Towson defense attorney Marshall Henslee, who handles drunken-driving cases in Baltimore and surrounding counties, said it would “incredibly unusual” if Phelps did not plan to seek treatment before his court date — especially because this is Phelps’ second arrest.
Henslee said he advises all clients charged with DUI to contact a substance-abuse specialist who can evaluate what kind of treatment the client might need.
“As an attorney, you want to be able to say your client did the responsible thing,” Henslee said. “If they hadn’t done any treatment … by the time the court date rolls along, it looks really irresponsible and like you don’t care if you have a problem.”
Six weeks is longer than the typical person undergoes treatment, Henslee noted. With celebrity defendants, there is always a chance that “a judge might say, ‘I’m going to make an example of you.'”
“I imagine they’re being overly cautious — or it’s a sign that there really is an issue,” Henslee said.
Rowdy Gaines, an NBC commentator and Olympic gold medalist, said that even if Phelps needs to take several months off, the break doesn’t have to derail his comeback.
Fall is generally “very much an off-season” for professional swimmers, Gaines said: “Most of these pros right now aren’t swimming much anyhow.”
“Every day you’re out of the water it takes about a half day to develop that feel that you’ve missed,” he added — so if Phelps stops training for six weeks, it would take three weeks to get back.
For now, getting professional help should be more important than training and competing, Gaines said.
“Once you realize you have a problem, you have to take a first step — and that’s a really good one,” he said of Phelps entering treatment. “I’m proud of him, I really am.”
Phelps, the most decorated Olympian in history — with 22 medals including 18 golds — made a comeback this year after retiring in 2012. He’s had mixed results since returning to competition, but in August, he had the fastest 100-meter butterfly time of the year at the Phillips 66 National Championships.
Later that month, he won five medals at the Pan Pacific championships in Australia. He has been nominated for five of USA Swimming’s Golden Goggle Awards, including Male Athlete of the Year and the Perseverance Award.

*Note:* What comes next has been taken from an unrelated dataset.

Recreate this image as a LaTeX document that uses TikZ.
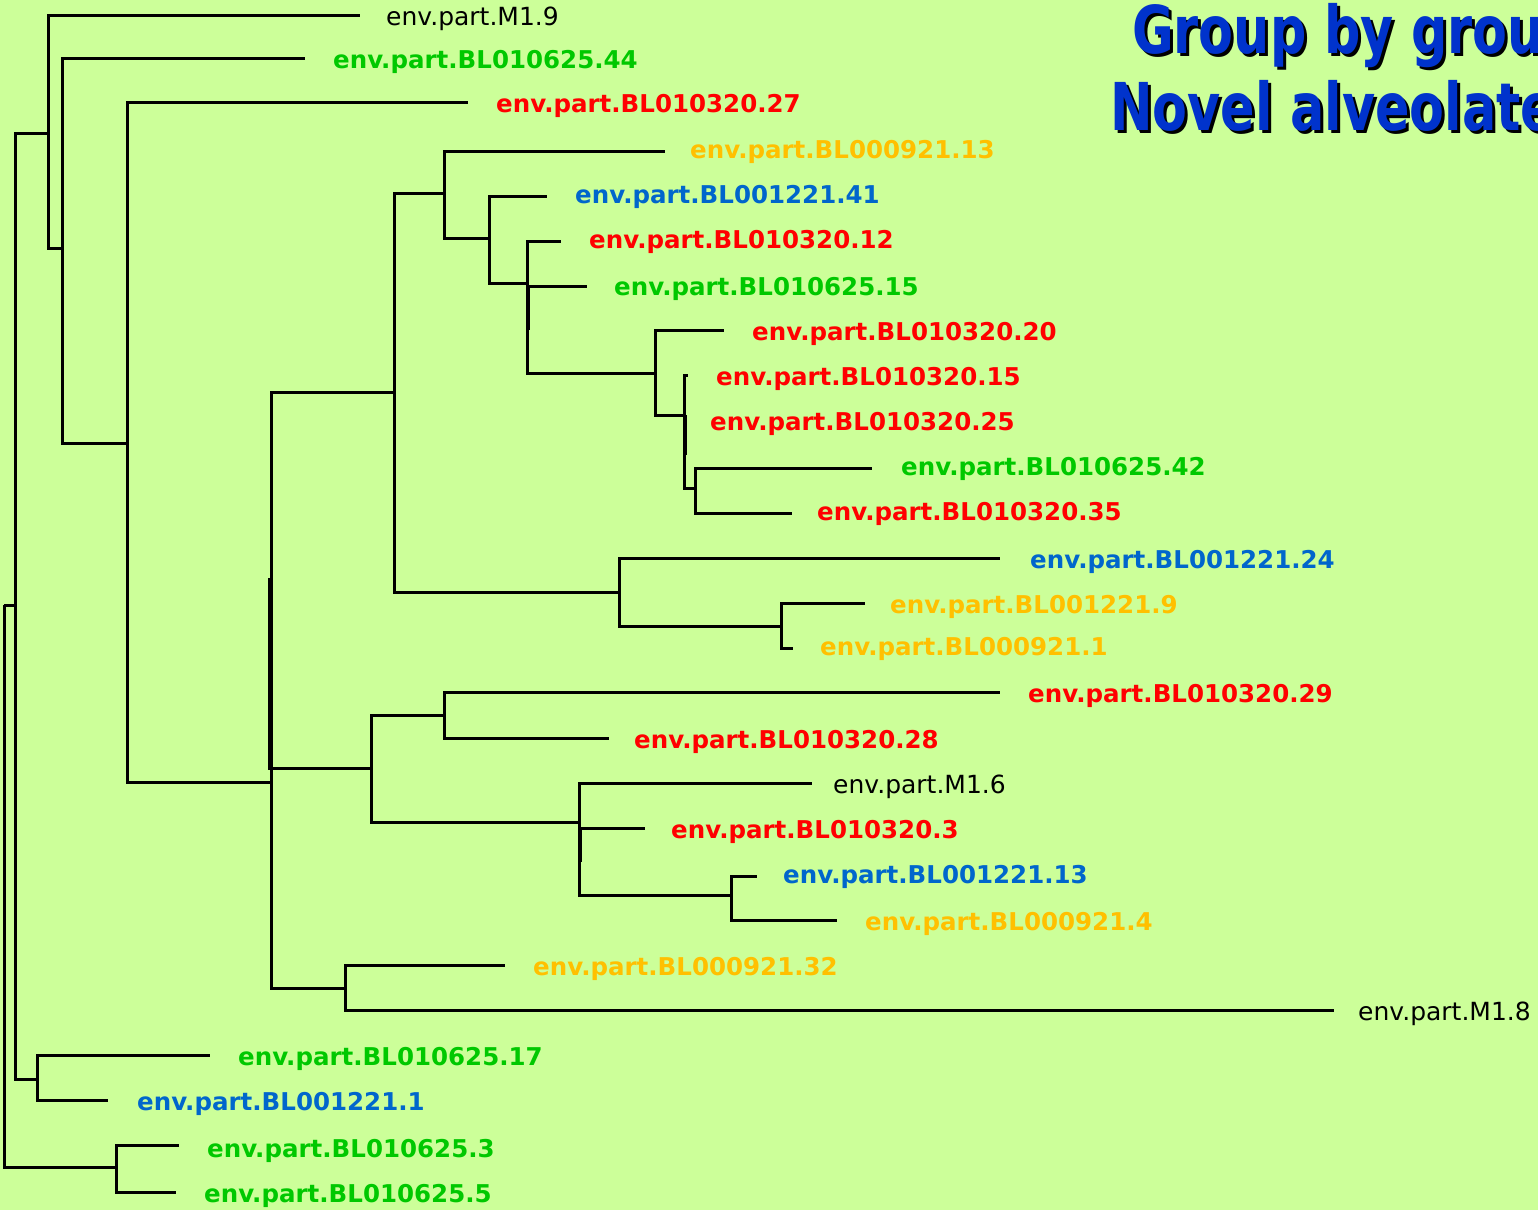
\documentclass[tikz,border=0pt]{standalone}
\usepackage{fontspec}
\setmainfont{DejaVu Sans}
\usepackage{graphicx}
\definecolor{bgc}{HTML}{CCFF99}
\definecolor{tgreen}{HTML}{00C800}
\definecolor{tred}{HTML}{FF0000}
\definecolor{torange}{HTML}{FFC000}
\definecolor{tblue}{HTML}{0066CC}
\definecolor{ttitle}{HTML}{0033CC}
\tikzset{
  branch/.style={line width=3pt, draw=black},
  lab/.style={anchor=base west, inner sep=0pt, font=\fontsize{24.5}{26}\selectfont\bfseries},
  gl/.style={lab, text=tgreen},
  rl/.style={lab, text=tred},
  ol/.style={lab, text=torange},
  bl/.style={lab, text=tblue},
  kl/.style={anchor=base west, inner sep=0pt, font=\fontsize{25}{27}\selectfont, text=black},
  heading/.style={anchor=base west, inner sep=0pt, font=\fontsize{66}{70}\selectfont\bfseries, text=ttitle},
  headshadow/.style={heading, text=black}
}
\begin{document}
\begin{tikzpicture}[x=1pt,y=-1pt]
\useasboundingbox (0,0) rectangle (1538,1210);
\fill[bgc] (0,0) rectangle (1538,1210);
\clip (0,0) rectangle (1538,1210);

% heading (runs past the right edge)
\node[headshadow] at (1135,56) {\scalebox{0.77}[1]{Group by grou}};
\node[heading] (h1) at (1132,53) {\scalebox{0.77}[1]{Group by grou}};
\node[headshadow] at (1113,133) {\scalebox{0.77}[1]{Novel alveolate}};
\node[heading] (h2) at (1110,130) {\scalebox{0.77}[1]{Novel alveolate}};

% internal nodes of the tree
\coordinate (r)    at (4,605);
\coordinate (n15)  at (15,605);
\coordinate (n48)  at (48,133);
\coordinate (n62)  at (62,248);
\coordinate (n127) at (127,443);
\coordinate (n270) at (271,782);
\coordinate (n394) at (394,392);
\coordinate (n444a) at (444,193);
\coordinate (n489) at (489,238);
\coordinate (n527) at (527,283);
\coordinate (n655) at (655,373);
\coordinate (n684) at (684,415);
\coordinate (n695) at (695,488);
\coordinate (n619) at (619,592);
\coordinate (n781) at (781,626);
\coordinate (n371) at (371,768);
\coordinate (n444b) at (444,715);
\coordinate (n579) at (579,822);
\coordinate (n731) at (731,895);
\coordinate (n345) at (345,988);
\coordinate (n37)  at (37,1079);
\coordinate (n116) at (116,1167);

% branch tips
\coordinate (tM19)  at (360,15);
\coordinate (t5_44) at (305,58);
\coordinate (t3_27) at (468,102);
\coordinate (t0_13) at (665,151);
\coordinate (t1_41) at (547,196);
\coordinate (t3_12) at (561,241);
\coordinate (t5_15) at (587,286);
\coordinate (t3_20) at (724,330);
\coordinate (t3_15) at (688,375);
\coordinate (t3_25) at (684,420);
\coordinate (t5_42) at (872,468);
\coordinate (t3_35) at (792,513);
\coordinate (t1_24) at (1000,558);
\coordinate (t1_9)  at (865,603);
\coordinate (t0_1)  at (793,648);
\coordinate (t3_29) at (1000,692);
\coordinate (t3_28) at (609,738);
\coordinate (tM16)  at (812,783);
\coordinate (t3_3)  at (645,828);
\coordinate (t1_13) at (757,876);
\coordinate (t0_4)  at (837,920);
\coordinate (t0_32) at (505,965);
\coordinate (tM18)  at (1334,1010);
\coordinate (t5_17) at (210,1055);
\coordinate (t1_1)  at (108,1100);
\coordinate (t5_3)  at (179,1145);
\coordinate (t5_5)  at (176,1192);

% leaf labels
\node[kl] (lM19)  at (386,25)   {env.part.M1.9};
\node[gl] (l5_44) at (333,68)   {env.part.BL010625.44};
\node[rl] (l3_27) at (496,112)  {env.part.BL010320.27};
\node[ol] (l0_13) at (690,158)  {env.part.BL000921.13};
\node[bl] (l1_41) at (575,203)  {env.part.BL001221.41};
\node[rl] (l3_12) at (589,248)  {env.part.BL010320.12};
\node[gl] (l5_15) at (614,295)  {env.part.BL010625.15};
\node[rl] (l3_20) at (752,340)  {env.part.BL010320.20};
\node[rl] (l3_15) at (716,385)  {env.part.BL010320.15};
\node[rl] (l3_25) at (710,430)  {env.part.BL010320.25};
\node[gl] (l5_42) at (901,475)  {env.part.BL010625.42};
\node[rl] (l3_35) at (817,520)  {env.part.BL010320.35};
\node[bl] (l1_24) at (1030,568) {env.part.BL001221.24};
\node[ol] (l1_9)  at (890,613)  {env.part.BL001221.9};
\node[ol] (l0_1)  at (820,655)  {env.part.BL000921.1};
\node[rl] (l3_29) at (1028,702) {env.part.BL010320.29};
\node[rl] (l3_28) at (634,748)  {env.part.BL010320.28};
\node[kl] (lM16)  at (833,793)  {env.part.M1.6};
\node[rl] (l3_3)  at (671,838)  {env.part.BL010320.3};
\node[bl] (l1_13) at (783,883)  {env.part.BL001221.13};
\node[ol] (l0_4)  at (865,930)  {env.part.BL000921.4};
\node[ol] (l0_32) at (533,975)  {env.part.BL000921.32};
\node[kl] (lM18)  at (1358,1020) {env.part.M1.8};
\node[gl] (l5_17) at (238,1065) {env.part.BL010625.17};
\node[bl] (l1_1)  at (137,1110) {env.part.BL001221.1};
\node[gl] (l5_3)  at (207,1157) {env.part.BL010625.3};
\node[gl] (l5_5)  at (204,1202) {env.part.BL010625.5};

% branches: each parent joined to its children by an elbow
\draw[branch] (r) |- (n15)  (r) |- (n116);
\draw[branch] (n15) |- (n48)  (n15) |- (n37);
\draw[branch] (n48) |- (tM19)  (n48) |- (n62);
\draw[branch] (n62) |- (t5_44)  (n62) |- (n127);
\draw[branch] (n127) |- (t3_27)  (n127) |- (n270);
\draw[branch] (n270) |- (n394)  (n270) |- (n371)  (n270) |- (n345);
\draw[branch] (n394) |- (n444a)  (n394) |- (n619);
\draw[branch] (n444a) |- (t0_13)  (n444a) |- (n489);
\draw[branch] (n489) |- (t1_41)  (n489) |- (n527);
\draw[branch] (n527) |- (t3_12)  (n527) |- (t5_15)  (n527) |- (n655);
\draw[branch] (n655) |- (t3_20)  (n655) |- (n684);
\draw[branch] (n684) |- (t3_15)  (n684) |- (t3_25)  (n684) |- (n695);
\draw[branch] (n695) |- (t5_42)  (n695) |- (t3_35);
\draw[branch] (n619) |- (t1_24)  (n619) |- (n781);
\draw[branch] (n781) |- (t1_9)  (n781) |- (t0_1);
\draw[branch] (n371) |- (n444b)  (n371) |- (n579);
\draw[branch] (n444b) |- (t3_29)  (n444b) |- (t3_28);
\draw[branch] (n579) |- (tM16)  (n579) |- (t3_3)  (n579) |- (n731);
\draw[branch] (n731) |- (t1_13)  (n731) |- (t0_4);
\draw[branch] (n345) |- (t0_32)  (n345) |- (tM18);
\draw[branch] (n37) |- (t5_17)  (n37) |- (t1_1);
\draw[branch] (n116) |- (t5_3)  (n116) |- (t5_5);

% doubled stretches of some vertical lines
\draw[branch] ([xshift=1.5pt]n527 |- t5_15) -- ([xshift=1.5pt]n527 |- t3_20);
\draw[branch] ([xshift=1.5pt]n684) -- ([xshift=1.5pt,yshift=-40pt]n684);
\draw[branch] ([xshift=1.5pt]n579 |- t3_3) -- ([xshift=1.5pt,yshift=-34pt]n579 |- t3_3);
\draw[branch] ([xshift=-1.5pt,yshift=204pt]n270) -- ([xshift=-1.5pt,yshift=12pt]n270);
\end{tikzpicture}
\end{document}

Though Phelps gave no specific indication of his future swimming plans, his six-week inpatient program will make it essentially impossible for him to compete in the Grand Prix at Minneapolis Nov. 20-22. That means his earliest conceivable return could be at the Grand Prix at Austin, Texas in mid-January.
Phelps began his 2014 comeback season at the Mesa (Ariz.) Grand Prix in April, and he could opt to begin his 2015 season at the same event as he tunes up for the World Championships in Kazan, Russia, in early August. Worlds are the biggest event on the swimming calendar aside from the Olympics, and Phelps has already qualified. After his mixed results this year, he said he hoped to be near peak form for the World Championships.
He would not have to swim in Russia to qualify for the 2016 Olympics. The U.S. team for Rio de Janeiro will be determined at Olympic Trials, scheduled for June 26-July 3, 2016. Phelps hasn’t formally committed to swimming at a fifth Olympics, but the swimming world has assumed that’s his intention.
This all depends on whether USA Swimming takes any disciplinary action against Phelps. The sport’s governing body suspended him for three months after the photo of him smoking a marijuana pipe was published.
Officials with USA Swimming said Sunday that they back Phelps’ move to enter treatment. Last week they said they were considering all options.
“We fully support Michael’s decision to place his health and well-being as the number one priority,” USA Swimming Executive Director Chuck Wielgus said in a statement. “His self-recognition and commitment to get help exhibit how serious he is to learn from this experience.”